• PROBLEM TO SOLVE
Working from the top of the listing below, retype each line through the line containing "(lima) at (35,10)", both included, with no pictures.

[start GIVEN INFORMATION]

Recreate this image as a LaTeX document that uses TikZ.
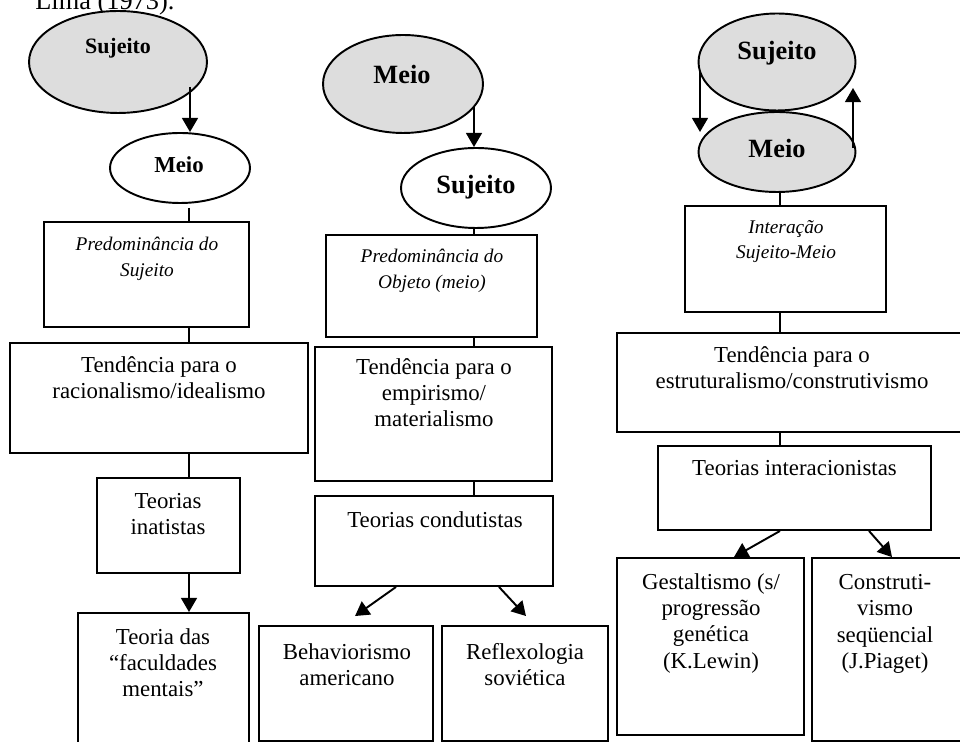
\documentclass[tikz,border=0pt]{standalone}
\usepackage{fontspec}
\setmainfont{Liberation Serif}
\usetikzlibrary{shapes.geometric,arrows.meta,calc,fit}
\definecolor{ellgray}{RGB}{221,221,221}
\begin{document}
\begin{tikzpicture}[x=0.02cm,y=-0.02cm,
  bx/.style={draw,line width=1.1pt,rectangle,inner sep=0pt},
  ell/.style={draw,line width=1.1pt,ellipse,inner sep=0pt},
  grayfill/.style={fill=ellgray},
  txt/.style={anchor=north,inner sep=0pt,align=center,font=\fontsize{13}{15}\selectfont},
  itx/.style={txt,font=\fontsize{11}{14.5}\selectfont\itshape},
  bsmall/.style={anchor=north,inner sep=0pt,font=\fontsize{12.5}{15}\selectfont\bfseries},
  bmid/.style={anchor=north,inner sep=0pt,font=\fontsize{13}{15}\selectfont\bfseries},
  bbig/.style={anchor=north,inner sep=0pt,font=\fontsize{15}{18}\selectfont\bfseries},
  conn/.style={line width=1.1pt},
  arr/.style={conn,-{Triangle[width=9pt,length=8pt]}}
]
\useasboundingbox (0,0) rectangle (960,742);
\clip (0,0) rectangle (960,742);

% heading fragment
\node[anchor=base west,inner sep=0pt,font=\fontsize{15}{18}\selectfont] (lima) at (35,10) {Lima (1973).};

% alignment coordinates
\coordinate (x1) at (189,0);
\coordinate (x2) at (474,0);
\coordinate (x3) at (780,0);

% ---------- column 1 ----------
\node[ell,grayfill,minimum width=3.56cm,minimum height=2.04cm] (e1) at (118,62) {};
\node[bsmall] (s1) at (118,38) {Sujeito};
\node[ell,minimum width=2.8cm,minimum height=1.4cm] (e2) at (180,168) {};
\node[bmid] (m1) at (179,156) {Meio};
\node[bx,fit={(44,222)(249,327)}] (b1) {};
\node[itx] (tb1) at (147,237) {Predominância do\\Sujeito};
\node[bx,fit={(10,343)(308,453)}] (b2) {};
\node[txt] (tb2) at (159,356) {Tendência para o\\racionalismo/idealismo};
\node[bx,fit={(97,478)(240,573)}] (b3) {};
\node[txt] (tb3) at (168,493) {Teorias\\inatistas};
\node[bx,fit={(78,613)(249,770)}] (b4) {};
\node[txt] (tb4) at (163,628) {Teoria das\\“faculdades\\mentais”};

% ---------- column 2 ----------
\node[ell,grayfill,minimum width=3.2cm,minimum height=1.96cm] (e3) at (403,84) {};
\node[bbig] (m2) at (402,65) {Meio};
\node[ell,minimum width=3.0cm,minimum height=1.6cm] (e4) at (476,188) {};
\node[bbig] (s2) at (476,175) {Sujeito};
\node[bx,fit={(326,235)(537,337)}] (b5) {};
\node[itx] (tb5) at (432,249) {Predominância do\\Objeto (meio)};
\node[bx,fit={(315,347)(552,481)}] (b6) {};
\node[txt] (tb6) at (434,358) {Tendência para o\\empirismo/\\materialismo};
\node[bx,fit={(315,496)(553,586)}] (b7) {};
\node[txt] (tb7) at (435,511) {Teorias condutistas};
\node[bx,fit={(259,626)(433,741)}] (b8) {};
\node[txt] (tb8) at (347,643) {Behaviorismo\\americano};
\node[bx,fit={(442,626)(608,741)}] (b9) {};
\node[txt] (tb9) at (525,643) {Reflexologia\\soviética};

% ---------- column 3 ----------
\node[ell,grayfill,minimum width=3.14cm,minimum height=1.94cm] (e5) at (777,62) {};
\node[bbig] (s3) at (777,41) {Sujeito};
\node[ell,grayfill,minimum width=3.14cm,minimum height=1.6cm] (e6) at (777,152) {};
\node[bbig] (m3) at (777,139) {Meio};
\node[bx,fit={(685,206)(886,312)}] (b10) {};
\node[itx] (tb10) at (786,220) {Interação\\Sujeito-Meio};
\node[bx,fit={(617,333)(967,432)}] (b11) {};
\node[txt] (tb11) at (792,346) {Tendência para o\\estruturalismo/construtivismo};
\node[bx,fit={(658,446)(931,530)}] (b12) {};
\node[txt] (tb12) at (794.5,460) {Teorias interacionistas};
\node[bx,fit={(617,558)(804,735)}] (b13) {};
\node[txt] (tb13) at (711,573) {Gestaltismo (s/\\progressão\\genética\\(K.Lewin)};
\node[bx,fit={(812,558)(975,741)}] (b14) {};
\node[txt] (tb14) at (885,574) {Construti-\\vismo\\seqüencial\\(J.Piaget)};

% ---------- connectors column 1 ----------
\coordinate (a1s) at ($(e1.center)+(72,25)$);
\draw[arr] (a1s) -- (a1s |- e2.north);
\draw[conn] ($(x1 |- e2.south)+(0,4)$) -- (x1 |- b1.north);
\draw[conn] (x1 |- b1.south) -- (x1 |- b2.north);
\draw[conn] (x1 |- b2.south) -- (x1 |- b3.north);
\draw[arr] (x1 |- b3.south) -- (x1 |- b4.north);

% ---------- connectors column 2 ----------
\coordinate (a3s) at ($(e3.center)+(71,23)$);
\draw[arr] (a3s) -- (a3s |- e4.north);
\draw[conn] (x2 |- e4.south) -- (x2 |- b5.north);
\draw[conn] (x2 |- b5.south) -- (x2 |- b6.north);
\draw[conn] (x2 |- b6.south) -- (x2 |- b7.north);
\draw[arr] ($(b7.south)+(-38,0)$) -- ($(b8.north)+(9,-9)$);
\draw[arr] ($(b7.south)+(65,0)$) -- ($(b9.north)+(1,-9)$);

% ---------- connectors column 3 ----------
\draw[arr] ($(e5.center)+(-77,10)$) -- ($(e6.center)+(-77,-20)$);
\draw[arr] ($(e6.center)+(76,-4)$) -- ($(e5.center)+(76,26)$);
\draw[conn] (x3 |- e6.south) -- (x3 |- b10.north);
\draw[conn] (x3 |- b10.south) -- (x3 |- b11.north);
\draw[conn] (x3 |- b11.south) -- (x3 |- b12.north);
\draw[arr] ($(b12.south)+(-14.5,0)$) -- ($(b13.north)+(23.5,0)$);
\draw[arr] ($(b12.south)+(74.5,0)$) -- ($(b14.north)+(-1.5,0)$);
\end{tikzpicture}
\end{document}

[end GIVEN INFORMATION]

• IN RESPONSE
Recreate this image as a LaTeX document that uses TikZ.
\documentclass[tikz,border=0pt]{standalone}
\usepackage{fontspec}
\setmainfont{Liberation Serif}
\usetikzlibrary{shapes.geometric,arrows.meta,calc,fit}
\definecolor{ellgray}{RGB}{221,221,221}
\begin{document}
\begin{tikzpicture}[x=0.02cm,y=-0.02cm,
  bx/.style={draw,line width=1.1pt,rectangle,inner sep=0pt},
  ell/.style={draw,line width=1.1pt,ellipse,inner sep=0pt},
  grayfill/.style={fill=ellgray},
  txt/.style={anchor=north,inner sep=0pt,align=center,font=\fontsize{13}{15}\selectfont},
  itx/.style={txt,font=\fontsize{11}{14.5}\selectfont\itshape},
  bsmall/.style={anchor=north,inner sep=0pt,font=\fontsize{12.5}{15}\selectfont\bfseries},
  bmid/.style={anchor=north,inner sep=0pt,font=\fontsize{13}{15}\selectfont\bfseries},
  bbig/.style={anchor=north,inner sep=0pt,font=\fontsize{15}{18}\selectfont\bfseries},
  conn/.style={line width=1.1pt},
  arr/.style={conn,-{Triangle[width=9pt,length=8pt]}}
]
\useasboundingbox (0,0) rectangle (960,742);
\clip (0,0) rectangle (960,742);

% heading fragment
\node[anchor=base west,inner sep=0pt,font=\fontsize{15}{18}\selectfont] (lima) at (35,10) {Lima (1973).};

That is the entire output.